Records excerpted from a collection
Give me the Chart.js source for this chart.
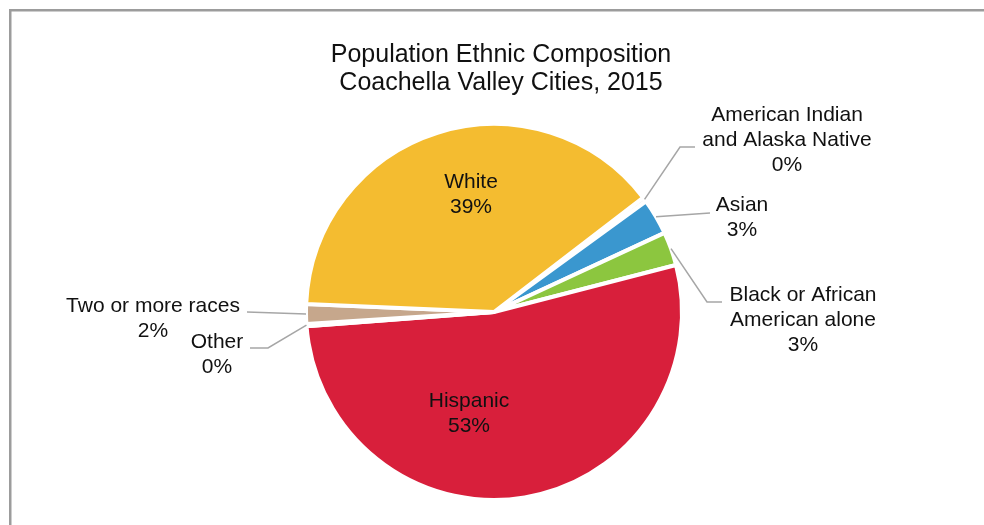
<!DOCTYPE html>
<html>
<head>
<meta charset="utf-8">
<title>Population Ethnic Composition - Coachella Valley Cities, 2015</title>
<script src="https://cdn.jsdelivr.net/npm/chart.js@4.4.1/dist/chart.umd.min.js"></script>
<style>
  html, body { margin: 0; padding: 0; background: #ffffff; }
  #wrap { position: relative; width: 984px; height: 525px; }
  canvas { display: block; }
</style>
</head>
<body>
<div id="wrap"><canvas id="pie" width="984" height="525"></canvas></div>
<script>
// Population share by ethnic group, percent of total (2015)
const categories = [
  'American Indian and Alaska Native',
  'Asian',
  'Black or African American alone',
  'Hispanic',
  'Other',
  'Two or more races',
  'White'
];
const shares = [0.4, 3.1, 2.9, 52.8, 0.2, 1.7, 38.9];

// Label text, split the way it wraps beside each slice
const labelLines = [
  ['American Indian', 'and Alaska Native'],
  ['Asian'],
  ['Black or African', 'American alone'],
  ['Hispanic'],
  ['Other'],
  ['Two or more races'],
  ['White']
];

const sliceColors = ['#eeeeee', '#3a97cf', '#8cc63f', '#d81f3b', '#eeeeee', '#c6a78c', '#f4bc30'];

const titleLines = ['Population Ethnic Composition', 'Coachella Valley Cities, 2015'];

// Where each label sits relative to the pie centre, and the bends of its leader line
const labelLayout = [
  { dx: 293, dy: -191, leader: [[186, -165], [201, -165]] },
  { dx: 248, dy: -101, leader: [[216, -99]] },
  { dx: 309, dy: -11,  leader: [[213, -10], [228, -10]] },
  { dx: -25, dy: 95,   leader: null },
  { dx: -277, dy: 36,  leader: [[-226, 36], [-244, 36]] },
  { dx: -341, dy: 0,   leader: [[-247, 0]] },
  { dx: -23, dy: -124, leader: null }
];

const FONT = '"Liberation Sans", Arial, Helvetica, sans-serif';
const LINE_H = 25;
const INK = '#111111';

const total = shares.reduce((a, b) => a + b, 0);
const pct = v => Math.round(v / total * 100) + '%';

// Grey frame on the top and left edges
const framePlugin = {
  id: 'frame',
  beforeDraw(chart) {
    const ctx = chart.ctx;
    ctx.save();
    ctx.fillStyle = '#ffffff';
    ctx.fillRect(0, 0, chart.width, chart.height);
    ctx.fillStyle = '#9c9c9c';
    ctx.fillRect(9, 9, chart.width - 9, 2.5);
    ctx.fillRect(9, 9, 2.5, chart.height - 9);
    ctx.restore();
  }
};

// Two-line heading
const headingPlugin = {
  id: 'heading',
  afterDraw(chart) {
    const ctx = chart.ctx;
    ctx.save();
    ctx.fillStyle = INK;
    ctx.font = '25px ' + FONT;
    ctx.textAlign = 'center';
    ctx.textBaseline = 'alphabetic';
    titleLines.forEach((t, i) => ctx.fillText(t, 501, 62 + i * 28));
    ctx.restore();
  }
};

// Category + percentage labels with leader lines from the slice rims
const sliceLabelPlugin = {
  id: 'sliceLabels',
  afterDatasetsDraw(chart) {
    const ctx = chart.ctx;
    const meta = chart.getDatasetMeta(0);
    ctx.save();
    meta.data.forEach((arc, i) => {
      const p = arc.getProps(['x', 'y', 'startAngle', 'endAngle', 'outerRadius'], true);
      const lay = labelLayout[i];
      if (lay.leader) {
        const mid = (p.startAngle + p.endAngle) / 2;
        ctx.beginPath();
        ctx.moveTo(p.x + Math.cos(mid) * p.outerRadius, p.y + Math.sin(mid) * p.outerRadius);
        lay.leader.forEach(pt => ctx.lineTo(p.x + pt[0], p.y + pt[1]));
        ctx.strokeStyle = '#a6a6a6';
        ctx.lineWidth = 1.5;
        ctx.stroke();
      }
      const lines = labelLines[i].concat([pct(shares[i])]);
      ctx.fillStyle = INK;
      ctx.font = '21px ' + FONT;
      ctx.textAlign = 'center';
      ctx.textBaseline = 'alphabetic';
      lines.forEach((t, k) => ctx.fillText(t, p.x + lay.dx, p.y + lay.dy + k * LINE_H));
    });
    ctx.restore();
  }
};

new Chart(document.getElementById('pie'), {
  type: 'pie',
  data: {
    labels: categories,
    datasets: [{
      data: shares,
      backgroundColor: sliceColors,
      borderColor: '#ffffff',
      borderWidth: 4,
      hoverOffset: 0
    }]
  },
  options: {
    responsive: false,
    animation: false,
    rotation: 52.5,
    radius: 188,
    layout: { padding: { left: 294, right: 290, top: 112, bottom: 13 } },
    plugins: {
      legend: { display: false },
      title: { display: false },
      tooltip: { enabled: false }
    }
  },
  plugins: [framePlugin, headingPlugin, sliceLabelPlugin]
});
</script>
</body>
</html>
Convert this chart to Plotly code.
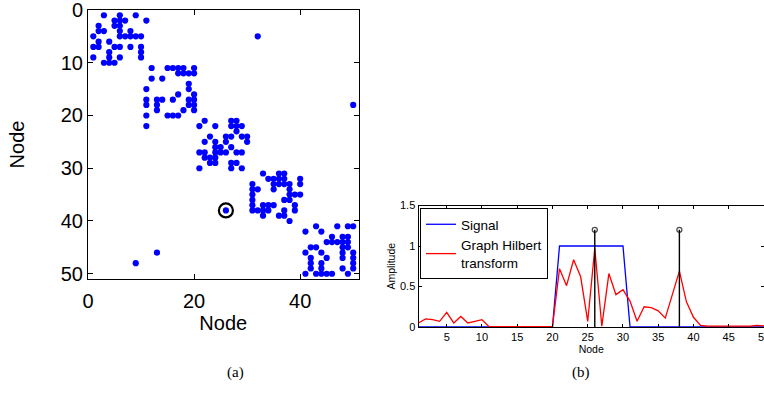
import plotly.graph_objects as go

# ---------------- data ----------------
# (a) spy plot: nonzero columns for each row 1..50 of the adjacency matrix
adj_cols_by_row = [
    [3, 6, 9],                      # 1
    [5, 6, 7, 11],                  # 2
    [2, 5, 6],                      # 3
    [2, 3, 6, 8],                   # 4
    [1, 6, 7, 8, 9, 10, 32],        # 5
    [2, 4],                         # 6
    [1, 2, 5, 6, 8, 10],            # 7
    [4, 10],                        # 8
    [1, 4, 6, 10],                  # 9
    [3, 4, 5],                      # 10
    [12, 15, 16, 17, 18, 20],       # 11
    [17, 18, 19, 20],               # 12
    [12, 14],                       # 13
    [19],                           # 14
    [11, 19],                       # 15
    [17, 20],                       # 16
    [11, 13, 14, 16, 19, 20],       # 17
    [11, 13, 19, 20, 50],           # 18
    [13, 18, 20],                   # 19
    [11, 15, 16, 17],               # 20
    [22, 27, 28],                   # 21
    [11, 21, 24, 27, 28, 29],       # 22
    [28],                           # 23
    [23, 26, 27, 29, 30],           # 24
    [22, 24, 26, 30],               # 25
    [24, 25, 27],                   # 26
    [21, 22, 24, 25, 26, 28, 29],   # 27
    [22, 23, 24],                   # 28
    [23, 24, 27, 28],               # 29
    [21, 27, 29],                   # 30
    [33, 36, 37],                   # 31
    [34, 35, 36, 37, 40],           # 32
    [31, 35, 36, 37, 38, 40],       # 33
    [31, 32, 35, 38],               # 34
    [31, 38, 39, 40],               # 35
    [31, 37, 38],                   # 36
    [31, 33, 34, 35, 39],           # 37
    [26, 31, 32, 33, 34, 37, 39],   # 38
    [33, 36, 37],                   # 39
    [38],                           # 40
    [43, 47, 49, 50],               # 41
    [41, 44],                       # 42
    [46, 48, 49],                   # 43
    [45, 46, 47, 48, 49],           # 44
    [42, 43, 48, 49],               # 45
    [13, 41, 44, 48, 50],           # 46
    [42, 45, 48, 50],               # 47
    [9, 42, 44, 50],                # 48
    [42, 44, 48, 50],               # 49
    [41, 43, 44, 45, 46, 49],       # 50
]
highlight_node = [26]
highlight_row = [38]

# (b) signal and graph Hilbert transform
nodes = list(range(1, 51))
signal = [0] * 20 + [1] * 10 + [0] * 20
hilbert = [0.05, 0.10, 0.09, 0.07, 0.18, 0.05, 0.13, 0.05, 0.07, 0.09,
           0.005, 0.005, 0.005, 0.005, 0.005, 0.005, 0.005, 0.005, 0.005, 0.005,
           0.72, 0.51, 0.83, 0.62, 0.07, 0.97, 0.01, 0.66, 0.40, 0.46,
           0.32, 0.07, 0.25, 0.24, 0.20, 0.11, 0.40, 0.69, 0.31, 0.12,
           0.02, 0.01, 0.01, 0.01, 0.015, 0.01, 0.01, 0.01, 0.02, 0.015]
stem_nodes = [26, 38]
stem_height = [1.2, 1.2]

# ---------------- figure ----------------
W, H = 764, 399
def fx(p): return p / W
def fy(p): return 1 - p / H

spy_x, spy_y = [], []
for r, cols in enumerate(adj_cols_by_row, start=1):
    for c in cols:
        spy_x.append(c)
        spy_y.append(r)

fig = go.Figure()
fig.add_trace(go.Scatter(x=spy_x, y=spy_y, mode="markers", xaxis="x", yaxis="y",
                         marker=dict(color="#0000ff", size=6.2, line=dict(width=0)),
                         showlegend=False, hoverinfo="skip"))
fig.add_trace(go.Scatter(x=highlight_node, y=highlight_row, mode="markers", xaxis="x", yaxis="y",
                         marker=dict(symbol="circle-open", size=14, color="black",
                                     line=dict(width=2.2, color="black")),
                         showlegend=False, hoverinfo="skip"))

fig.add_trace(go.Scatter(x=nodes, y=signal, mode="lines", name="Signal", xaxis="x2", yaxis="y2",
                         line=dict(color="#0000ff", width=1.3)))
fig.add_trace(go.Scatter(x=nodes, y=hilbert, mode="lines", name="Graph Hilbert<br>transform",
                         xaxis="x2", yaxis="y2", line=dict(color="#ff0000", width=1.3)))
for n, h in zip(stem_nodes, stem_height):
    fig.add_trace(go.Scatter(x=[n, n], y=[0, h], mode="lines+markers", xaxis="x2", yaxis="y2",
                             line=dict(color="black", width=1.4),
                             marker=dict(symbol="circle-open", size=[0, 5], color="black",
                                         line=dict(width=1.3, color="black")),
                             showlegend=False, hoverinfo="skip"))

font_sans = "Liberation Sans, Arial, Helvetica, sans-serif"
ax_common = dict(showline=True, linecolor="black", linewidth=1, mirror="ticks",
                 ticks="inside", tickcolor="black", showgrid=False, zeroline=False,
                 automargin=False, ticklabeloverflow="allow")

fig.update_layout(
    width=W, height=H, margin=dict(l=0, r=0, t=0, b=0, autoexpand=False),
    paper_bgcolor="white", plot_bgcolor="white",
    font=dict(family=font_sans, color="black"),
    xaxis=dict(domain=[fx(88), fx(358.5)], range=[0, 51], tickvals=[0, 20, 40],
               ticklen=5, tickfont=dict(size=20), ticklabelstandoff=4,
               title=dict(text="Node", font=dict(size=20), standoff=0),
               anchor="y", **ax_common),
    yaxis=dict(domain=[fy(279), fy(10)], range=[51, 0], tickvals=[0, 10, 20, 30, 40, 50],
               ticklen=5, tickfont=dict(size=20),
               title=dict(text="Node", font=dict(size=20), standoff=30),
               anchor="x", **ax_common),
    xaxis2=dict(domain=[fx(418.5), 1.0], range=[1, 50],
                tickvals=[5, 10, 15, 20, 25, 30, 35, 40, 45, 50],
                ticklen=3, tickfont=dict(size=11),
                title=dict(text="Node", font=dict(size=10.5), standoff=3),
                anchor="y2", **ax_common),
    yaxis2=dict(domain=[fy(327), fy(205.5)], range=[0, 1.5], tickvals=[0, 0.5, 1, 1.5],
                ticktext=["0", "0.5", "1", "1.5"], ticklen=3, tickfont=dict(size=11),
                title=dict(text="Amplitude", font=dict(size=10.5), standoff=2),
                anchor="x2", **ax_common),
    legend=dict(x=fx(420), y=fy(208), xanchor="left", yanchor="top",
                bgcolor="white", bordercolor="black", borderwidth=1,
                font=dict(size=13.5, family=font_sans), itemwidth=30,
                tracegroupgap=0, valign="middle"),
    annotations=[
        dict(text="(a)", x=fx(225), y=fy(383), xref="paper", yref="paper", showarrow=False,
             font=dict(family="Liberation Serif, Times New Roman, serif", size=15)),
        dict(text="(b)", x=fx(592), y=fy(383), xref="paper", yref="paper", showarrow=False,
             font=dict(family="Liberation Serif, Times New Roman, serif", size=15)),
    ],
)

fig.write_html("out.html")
...
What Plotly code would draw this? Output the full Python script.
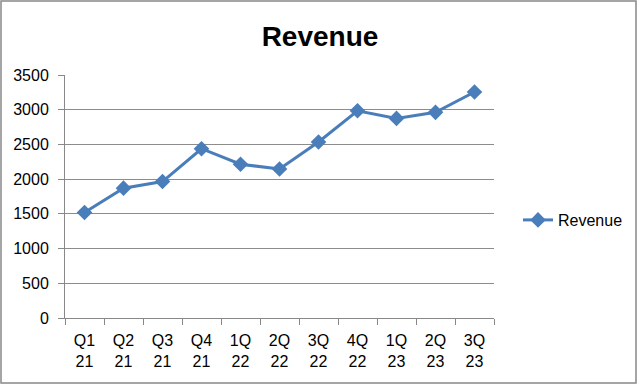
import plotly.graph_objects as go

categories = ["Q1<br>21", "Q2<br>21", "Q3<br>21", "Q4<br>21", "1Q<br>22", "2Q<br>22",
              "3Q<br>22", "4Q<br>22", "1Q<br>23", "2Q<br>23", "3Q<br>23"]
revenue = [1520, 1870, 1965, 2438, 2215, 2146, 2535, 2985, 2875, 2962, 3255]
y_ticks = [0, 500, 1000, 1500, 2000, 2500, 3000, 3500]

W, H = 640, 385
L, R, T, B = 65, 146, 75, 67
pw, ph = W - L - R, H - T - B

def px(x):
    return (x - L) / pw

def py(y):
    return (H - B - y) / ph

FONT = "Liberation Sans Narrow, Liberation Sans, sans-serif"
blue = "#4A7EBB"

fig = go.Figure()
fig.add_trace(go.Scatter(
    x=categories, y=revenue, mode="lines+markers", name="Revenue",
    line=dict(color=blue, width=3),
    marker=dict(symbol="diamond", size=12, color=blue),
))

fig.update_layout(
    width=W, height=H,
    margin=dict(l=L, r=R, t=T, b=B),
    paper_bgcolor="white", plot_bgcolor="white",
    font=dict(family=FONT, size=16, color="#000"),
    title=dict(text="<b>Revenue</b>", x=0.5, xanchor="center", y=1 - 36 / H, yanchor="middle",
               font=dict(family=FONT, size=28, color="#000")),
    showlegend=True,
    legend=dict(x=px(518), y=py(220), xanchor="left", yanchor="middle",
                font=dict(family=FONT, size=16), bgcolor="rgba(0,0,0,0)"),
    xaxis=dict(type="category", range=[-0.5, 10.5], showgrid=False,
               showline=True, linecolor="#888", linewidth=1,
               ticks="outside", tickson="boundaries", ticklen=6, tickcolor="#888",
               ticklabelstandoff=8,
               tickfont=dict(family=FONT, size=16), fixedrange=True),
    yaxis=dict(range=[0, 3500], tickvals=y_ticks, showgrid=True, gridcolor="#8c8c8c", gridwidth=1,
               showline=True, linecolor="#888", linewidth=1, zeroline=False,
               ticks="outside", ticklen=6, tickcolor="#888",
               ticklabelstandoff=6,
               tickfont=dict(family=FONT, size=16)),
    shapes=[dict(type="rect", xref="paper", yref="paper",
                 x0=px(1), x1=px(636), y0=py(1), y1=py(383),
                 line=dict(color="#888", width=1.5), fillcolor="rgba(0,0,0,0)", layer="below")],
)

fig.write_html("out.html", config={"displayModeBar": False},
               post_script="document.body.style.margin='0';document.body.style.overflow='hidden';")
---
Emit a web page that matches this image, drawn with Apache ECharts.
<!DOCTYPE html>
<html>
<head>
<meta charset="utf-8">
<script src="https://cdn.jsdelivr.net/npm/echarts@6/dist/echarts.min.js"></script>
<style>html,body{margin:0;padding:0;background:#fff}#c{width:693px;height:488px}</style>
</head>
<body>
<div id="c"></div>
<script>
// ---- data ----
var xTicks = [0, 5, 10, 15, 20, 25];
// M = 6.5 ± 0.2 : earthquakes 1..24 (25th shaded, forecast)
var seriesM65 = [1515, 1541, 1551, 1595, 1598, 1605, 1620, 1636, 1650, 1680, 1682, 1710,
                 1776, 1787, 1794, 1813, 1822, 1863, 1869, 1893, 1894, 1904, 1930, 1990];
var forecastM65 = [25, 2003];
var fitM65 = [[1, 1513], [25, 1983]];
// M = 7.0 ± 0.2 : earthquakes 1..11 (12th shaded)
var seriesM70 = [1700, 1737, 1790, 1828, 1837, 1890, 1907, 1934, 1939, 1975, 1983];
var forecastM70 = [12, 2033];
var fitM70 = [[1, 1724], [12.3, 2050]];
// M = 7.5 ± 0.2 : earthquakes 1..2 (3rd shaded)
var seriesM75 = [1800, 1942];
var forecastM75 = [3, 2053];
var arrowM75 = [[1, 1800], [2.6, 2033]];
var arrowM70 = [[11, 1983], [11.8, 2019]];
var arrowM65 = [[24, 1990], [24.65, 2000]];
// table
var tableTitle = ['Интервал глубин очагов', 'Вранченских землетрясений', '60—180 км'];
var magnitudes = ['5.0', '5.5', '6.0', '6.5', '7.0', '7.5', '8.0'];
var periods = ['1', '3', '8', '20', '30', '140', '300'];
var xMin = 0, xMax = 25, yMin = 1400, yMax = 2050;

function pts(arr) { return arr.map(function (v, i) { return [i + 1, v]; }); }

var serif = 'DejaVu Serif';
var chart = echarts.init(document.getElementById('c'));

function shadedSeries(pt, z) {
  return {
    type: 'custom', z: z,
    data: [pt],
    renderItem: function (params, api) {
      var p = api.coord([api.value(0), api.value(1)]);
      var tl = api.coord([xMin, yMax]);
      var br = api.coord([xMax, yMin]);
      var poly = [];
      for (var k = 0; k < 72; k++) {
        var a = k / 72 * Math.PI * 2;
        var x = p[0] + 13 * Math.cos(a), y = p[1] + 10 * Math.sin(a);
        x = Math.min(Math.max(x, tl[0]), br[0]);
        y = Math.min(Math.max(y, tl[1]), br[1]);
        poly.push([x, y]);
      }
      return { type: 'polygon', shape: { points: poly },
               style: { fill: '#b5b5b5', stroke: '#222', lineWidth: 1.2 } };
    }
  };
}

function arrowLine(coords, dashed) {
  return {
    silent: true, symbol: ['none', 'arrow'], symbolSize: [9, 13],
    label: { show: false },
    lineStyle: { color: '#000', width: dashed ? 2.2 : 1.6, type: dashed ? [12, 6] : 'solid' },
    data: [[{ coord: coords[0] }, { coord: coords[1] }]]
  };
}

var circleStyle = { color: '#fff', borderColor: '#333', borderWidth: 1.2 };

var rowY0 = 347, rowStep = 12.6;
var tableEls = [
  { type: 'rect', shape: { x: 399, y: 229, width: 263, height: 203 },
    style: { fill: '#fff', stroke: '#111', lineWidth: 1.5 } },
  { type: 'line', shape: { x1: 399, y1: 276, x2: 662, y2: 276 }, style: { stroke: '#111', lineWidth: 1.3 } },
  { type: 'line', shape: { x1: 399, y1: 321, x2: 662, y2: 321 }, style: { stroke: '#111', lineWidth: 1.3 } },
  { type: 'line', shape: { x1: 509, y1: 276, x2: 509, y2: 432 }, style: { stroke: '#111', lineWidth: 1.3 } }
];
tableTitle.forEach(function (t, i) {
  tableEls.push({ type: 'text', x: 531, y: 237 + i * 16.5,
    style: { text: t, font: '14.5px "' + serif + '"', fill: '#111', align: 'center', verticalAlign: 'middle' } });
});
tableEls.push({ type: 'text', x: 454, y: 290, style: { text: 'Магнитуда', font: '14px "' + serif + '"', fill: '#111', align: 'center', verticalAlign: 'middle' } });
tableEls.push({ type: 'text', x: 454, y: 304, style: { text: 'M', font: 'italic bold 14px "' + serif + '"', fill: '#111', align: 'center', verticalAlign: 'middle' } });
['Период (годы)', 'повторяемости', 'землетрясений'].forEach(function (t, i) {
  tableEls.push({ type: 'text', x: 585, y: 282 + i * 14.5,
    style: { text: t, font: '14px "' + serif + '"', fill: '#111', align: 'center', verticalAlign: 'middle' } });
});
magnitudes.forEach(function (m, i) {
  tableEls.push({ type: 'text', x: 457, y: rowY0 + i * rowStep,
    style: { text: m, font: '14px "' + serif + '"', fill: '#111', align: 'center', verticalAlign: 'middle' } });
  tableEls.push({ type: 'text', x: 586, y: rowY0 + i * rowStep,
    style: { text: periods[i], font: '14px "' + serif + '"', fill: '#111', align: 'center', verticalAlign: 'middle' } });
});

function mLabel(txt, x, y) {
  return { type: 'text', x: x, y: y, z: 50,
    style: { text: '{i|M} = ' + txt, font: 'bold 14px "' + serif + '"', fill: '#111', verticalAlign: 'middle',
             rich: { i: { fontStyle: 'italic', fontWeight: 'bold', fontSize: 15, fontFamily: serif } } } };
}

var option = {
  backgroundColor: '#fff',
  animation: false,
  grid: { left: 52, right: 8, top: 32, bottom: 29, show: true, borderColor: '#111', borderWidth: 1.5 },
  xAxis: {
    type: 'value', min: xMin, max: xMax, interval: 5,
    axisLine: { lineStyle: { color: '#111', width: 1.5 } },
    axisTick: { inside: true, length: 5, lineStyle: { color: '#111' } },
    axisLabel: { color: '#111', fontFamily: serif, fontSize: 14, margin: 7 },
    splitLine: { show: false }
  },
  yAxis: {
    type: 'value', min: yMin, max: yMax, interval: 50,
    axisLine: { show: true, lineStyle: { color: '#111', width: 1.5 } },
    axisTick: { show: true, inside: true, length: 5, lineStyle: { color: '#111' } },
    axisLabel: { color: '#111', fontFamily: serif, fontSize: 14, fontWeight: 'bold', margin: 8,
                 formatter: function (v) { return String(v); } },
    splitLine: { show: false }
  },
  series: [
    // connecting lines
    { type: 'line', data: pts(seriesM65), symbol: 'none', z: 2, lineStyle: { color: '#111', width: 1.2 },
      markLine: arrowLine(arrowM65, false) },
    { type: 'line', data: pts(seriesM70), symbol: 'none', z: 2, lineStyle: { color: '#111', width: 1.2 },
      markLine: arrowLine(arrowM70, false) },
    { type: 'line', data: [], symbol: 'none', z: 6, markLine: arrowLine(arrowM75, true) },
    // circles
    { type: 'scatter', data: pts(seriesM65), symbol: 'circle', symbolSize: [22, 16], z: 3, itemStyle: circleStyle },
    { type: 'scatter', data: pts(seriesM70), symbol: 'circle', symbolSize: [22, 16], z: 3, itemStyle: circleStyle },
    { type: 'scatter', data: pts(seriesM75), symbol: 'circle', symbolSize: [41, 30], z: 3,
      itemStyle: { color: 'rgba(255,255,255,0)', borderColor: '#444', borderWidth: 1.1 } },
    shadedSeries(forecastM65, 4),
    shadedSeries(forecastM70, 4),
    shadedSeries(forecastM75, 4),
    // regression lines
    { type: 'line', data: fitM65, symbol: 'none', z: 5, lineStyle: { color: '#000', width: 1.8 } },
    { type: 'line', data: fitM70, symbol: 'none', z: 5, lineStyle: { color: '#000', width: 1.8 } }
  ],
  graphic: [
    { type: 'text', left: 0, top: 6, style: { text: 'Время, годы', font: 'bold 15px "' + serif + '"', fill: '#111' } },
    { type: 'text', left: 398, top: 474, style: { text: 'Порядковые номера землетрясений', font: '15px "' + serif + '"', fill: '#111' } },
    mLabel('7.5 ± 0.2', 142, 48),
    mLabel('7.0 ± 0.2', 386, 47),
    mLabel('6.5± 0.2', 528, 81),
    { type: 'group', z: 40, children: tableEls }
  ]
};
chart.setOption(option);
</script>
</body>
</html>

§ Requirement
Gather every line from the listing above in which the word "code" appears.

§ Solution to the problem
Convert this chart to Plotly code.
What Plotly code would draw this? Output the full Python script.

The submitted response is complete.